▸ **SOURCE DATA**

---

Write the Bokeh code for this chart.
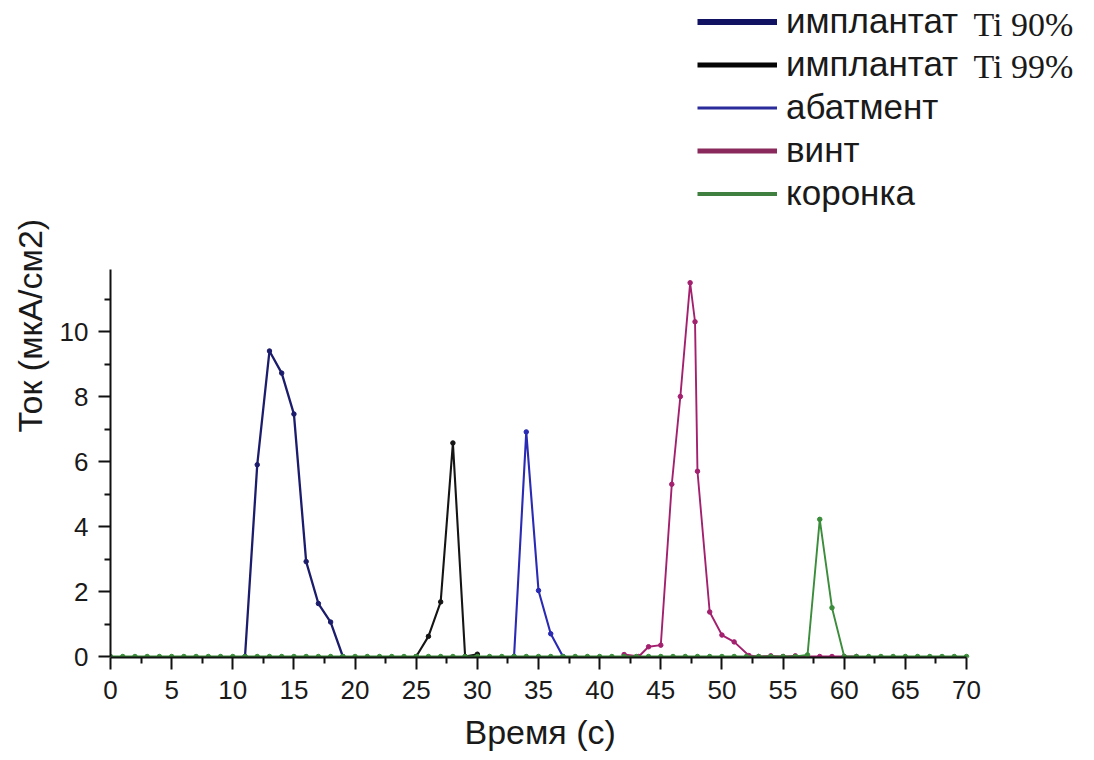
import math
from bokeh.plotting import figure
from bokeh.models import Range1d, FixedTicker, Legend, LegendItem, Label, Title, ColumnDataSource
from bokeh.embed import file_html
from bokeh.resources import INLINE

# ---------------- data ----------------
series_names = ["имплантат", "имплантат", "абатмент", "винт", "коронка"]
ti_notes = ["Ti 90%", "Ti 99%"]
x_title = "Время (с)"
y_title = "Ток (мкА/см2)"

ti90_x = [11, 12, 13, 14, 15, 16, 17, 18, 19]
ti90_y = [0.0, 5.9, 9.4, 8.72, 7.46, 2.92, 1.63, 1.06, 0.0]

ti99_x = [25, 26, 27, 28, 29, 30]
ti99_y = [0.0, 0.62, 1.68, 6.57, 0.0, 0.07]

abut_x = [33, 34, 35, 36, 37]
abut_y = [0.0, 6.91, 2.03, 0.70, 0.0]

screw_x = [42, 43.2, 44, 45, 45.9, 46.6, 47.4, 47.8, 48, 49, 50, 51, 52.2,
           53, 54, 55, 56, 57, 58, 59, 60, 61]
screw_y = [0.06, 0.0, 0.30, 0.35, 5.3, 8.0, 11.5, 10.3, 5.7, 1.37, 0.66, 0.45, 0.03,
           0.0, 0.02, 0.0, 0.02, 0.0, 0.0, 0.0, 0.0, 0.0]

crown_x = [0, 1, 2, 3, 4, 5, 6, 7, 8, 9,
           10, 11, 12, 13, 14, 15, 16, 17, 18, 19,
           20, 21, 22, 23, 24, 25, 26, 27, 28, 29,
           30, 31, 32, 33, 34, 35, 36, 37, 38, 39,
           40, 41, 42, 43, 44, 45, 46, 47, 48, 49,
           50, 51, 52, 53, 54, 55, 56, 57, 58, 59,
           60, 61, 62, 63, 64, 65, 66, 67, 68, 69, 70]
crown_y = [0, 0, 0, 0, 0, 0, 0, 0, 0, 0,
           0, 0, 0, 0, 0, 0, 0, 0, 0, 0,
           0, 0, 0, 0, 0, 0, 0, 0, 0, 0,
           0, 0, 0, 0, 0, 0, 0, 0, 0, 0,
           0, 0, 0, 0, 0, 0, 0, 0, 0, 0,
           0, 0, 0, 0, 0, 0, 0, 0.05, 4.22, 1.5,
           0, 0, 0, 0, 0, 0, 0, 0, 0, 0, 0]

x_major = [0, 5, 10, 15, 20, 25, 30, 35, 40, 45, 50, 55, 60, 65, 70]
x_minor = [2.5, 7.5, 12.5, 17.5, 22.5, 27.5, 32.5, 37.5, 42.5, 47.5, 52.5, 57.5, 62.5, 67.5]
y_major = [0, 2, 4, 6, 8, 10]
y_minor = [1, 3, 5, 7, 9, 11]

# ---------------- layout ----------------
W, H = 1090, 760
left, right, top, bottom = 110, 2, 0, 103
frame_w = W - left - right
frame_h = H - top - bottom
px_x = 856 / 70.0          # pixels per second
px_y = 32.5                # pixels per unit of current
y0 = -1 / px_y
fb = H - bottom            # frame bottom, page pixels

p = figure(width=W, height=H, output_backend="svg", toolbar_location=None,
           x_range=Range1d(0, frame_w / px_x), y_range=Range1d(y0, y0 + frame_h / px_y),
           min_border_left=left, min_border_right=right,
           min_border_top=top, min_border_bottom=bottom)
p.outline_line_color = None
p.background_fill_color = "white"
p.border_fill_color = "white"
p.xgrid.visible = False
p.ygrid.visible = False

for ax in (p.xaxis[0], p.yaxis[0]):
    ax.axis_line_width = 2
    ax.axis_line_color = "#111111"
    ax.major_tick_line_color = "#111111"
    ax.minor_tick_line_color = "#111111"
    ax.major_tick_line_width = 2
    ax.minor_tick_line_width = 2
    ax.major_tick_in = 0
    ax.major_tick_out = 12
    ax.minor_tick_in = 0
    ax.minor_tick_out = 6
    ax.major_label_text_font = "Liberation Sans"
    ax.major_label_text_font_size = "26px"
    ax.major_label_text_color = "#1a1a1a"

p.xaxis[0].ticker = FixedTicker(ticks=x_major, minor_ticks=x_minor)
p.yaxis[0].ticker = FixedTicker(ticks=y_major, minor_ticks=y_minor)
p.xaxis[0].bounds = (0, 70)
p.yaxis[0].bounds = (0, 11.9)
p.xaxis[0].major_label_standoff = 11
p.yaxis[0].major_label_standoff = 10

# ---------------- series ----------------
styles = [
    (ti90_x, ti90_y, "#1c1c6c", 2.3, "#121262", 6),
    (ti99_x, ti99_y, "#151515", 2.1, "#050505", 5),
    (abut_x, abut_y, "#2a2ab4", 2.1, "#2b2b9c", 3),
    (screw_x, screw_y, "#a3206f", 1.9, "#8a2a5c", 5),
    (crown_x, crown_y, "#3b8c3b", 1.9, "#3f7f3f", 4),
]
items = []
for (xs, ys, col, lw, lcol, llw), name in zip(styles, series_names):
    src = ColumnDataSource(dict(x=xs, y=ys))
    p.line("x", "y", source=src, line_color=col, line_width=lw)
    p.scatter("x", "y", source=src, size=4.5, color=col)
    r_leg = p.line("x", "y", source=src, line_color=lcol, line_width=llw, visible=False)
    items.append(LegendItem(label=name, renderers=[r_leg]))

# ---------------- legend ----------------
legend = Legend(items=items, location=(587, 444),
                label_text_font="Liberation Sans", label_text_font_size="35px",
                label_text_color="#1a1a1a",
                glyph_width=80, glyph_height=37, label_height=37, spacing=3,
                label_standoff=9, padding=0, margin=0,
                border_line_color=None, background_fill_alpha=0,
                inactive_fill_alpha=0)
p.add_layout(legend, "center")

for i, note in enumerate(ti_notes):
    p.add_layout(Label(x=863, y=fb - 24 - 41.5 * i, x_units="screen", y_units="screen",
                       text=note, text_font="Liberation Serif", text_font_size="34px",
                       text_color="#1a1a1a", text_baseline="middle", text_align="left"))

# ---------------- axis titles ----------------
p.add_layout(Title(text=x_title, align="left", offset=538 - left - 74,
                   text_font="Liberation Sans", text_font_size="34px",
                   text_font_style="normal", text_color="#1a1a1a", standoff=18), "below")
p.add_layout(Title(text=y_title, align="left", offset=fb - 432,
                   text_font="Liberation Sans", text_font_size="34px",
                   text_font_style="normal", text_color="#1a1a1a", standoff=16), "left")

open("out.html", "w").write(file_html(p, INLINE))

---

▸ **PROBLEM STATEMENT**
Copy every line of the data word for word, omitting the images.

▸ **WRITTEN SOLUTION**
Write the Bokeh code for this chart.
import math
from bokeh.plotting import figure
from bokeh.models import Range1d, FixedTicker, Legend, LegendItem, Label, Title, ColumnDataSource
from bokeh.embed import file_html
from bokeh.resources import INLINE

# ---------------- data ----------------
series_names = ["имплантат", "имплантат", "абатмент", "винт", "коронка"]
ti_notes = ["Ti 90%", "Ti 99%"]
x_title = "Время (с)"
y_title = "Ток (мкА/см2)"

ti90_x = [11, 12, 13, 14, 15, 16, 17, 18, 19]
ti90_y = [0.0, 5.9, 9.4, 8.72, 7.46, 2.92, 1.63, 1.06, 0.0]

ti99_x = [25, 26, 27, 28, 29, 30]
ti99_y = [0.0, 0.62, 1.68, 6.57, 0.0, 0.07]

abut_x = [33, 34, 35, 36, 37]
abut_y = [0.0, 6.91, 2.03, 0.70, 0.0]

screw_x = [42, 43.2, 44, 45, 45.9, 46.6, 47.4, 47.8, 48, 49, 50, 51, 52.2,
           53, 54, 55, 56, 57, 58, 59, 60, 61]
screw_y = [0.06, 0.0, 0.30, 0.35, 5.3, 8.0, 11.5, 10.3, 5.7, 1.37, 0.66, 0.45, 0.03,
           0.0, 0.02, 0.0, 0.02, 0.0, 0.0, 0.0, 0.0, 0.0]

crown_x = [0, 1, 2, 3, 4, 5, 6, 7, 8, 9,
           10, 11, 12, 13, 14, 15, 16, 17, 18, 19,
           20, 21, 22, 23, 24, 25, 26, 27, 28, 29,
           30, 31, 32, 33, 34, 35, 36, 37, 38, 39,
           40, 41, 42, 43, 44, 45, 46, 47, 48, 49,
           50, 51, 52, 53, 54, 55, 56, 57, 58, 59,
           60, 61, 62, 63, 64, 65, 66, 67, 68, 69, 70]
crown_y = [0, 0, 0, 0, 0, 0, 0, 0, 0, 0,
           0, 0, 0, 0, 0, 0, 0, 0, 0, 0,
           0, 0, 0, 0, 0, 0, 0, 0, 0, 0,
           0, 0, 0, 0, 0, 0, 0, 0, 0, 0,
           0, 0, 0, 0, 0, 0, 0, 0, 0, 0,
           0, 0, 0, 0, 0, 0, 0, 0.05, 4.22, 1.5,
           0, 0, 0, 0, 0, 0, 0, 0, 0, 0, 0]

x_major = [0, 5, 10, 15, 20, 25, 30, 35, 40, 45, 50, 55, 60, 65, 70]
x_minor = [2.5, 7.5, 12.5, 17.5, 22.5, 27.5, 32.5, 37.5, 42.5, 47.5, 52.5, 57.5, 62.5, 67.5]
y_major = [0, 2, 4, 6, 8, 10]
y_minor = [1, 3, 5, 7, 9, 11]

# ---------------- layout ----------------
W, H = 1090, 760
left, right, top, bottom = 110, 2, 0, 103
frame_w = W - left - right
frame_h = H - top - bottom
px_x = 856 / 70.0          # pixels per second
px_y = 32.5                # pixels per unit of current
y0 = -1 / px_y
fb = H - bottom            # frame bottom, page pixels

p = figure(width=W, height=H, output_backend="svg", toolbar_location=None,
           x_range=Range1d(0, frame_w / px_x), y_range=Range1d(y0, y0 + frame_h / px_y),
           min_border_left=left, min_border_right=right,
           min_border_top=top, min_border_bottom=bottom)
p.outline_line_color = None
p.background_fill_color = "white"
p.border_fill_color = "white"
p.xgrid.visible = False
p.ygrid.visible = False

for ax in (p.xaxis[0], p.yaxis[0]):
    ax.axis_line_width = 2
    ax.axis_line_color = "#111111"
    ax.major_tick_line_color = "#111111"
    ax.minor_tick_line_color = "#111111"
    ax.major_tick_line_width = 2
    ax.minor_tick_line_width = 2
    ax.major_tick_in = 0
    ax.major_tick_out = 12
    ax.minor_tick_in = 0
    ax.minor_tick_out = 6
    ax.major_label_text_font = "Liberation Sans"
    ax.major_label_text_font_size = "26px"
    ax.major_label_text_color = "#1a1a1a"

p.xaxis[0].ticker = FixedTicker(ticks=x_major, minor_ticks=x_minor)
p.yaxis[0].ticker = FixedTicker(ticks=y_major, minor_ticks=y_minor)
p.xaxis[0].bounds = (0, 70)
p.yaxis[0].bounds = (0, 11.9)
p.xaxis[0].major_label_standoff = 11
p.yaxis[0].major_label_standoff = 10

# ---------------- series ----------------
styles = [
    (ti90_x, ti90_y, "#1c1c6c", 2.3, "#121262", 6),
    (ti99_x, ti99_y, "#151515", 2.1, "#050505", 5),
    (abut_x, abut_y, "#2a2ab4", 2.1, "#2b2b9c", 3),
    (screw_x, screw_y, "#a3206f", 1.9, "#8a2a5c", 5),
    (crown_x, crown_y, "#3b8c3b", 1.9, "#3f7f3f", 4),
]
items = []
for (xs, ys, col, lw, lcol, llw), name in zip(styles, series_names):
    src = ColumnDataSource(dict(x=xs, y=ys))
    p.line("x", "y", source=src, line_color=col, line_width=lw)
    p.scatter("x", "y", source=src, size=4.5, color=col)
    r_leg = p.line("x", "y", source=src, line_color=lcol, line_width=llw, visible=False)
    items.append(LegendItem(label=name, renderers=[r_leg]))

# ---------------- legend ----------------
legend = Legend(items=items, location=(587, 444),
                label_text_font="Liberation Sans", label_text_font_size="35px",
                label_text_color="#1a1a1a",
                glyph_width=80, glyph_height=37, label_height=37, spacing=3,
                label_standoff=9, padding=0, margin=0,
                border_line_color=None, background_fill_alpha=0,
                inactive_fill_alpha=0)
p.add_layout(legend, "center")

for i, note in enumerate(ti_notes):
    p.add_layout(Label(x=863, y=fb - 24 - 41.5 * i, x_units="screen", y_units="screen",
                       text=note, text_font="Liberation Serif", text_font_size="34px",
                       text_color="#1a1a1a", text_baseline="middle", text_align="left"))

# ---------------- axis titles ----------------
p.add_layout(Title(text=x_title, align="left", offset=538 - left - 74,
                   text_font="Liberation Sans", text_font_size="34px",
                   text_font_style="normal", text_color="#1a1a1a", standoff=18), "below")
p.add_layout(Title(text=y_title, align="left", offset=fb - 432,
                   text_font="Liberation Sans", text_font_size="34px",
                   text_font_style="normal", text_color="#1a1a1a", standoff=16), "left")

open("out.html", "w").write(file_html(p, INLINE))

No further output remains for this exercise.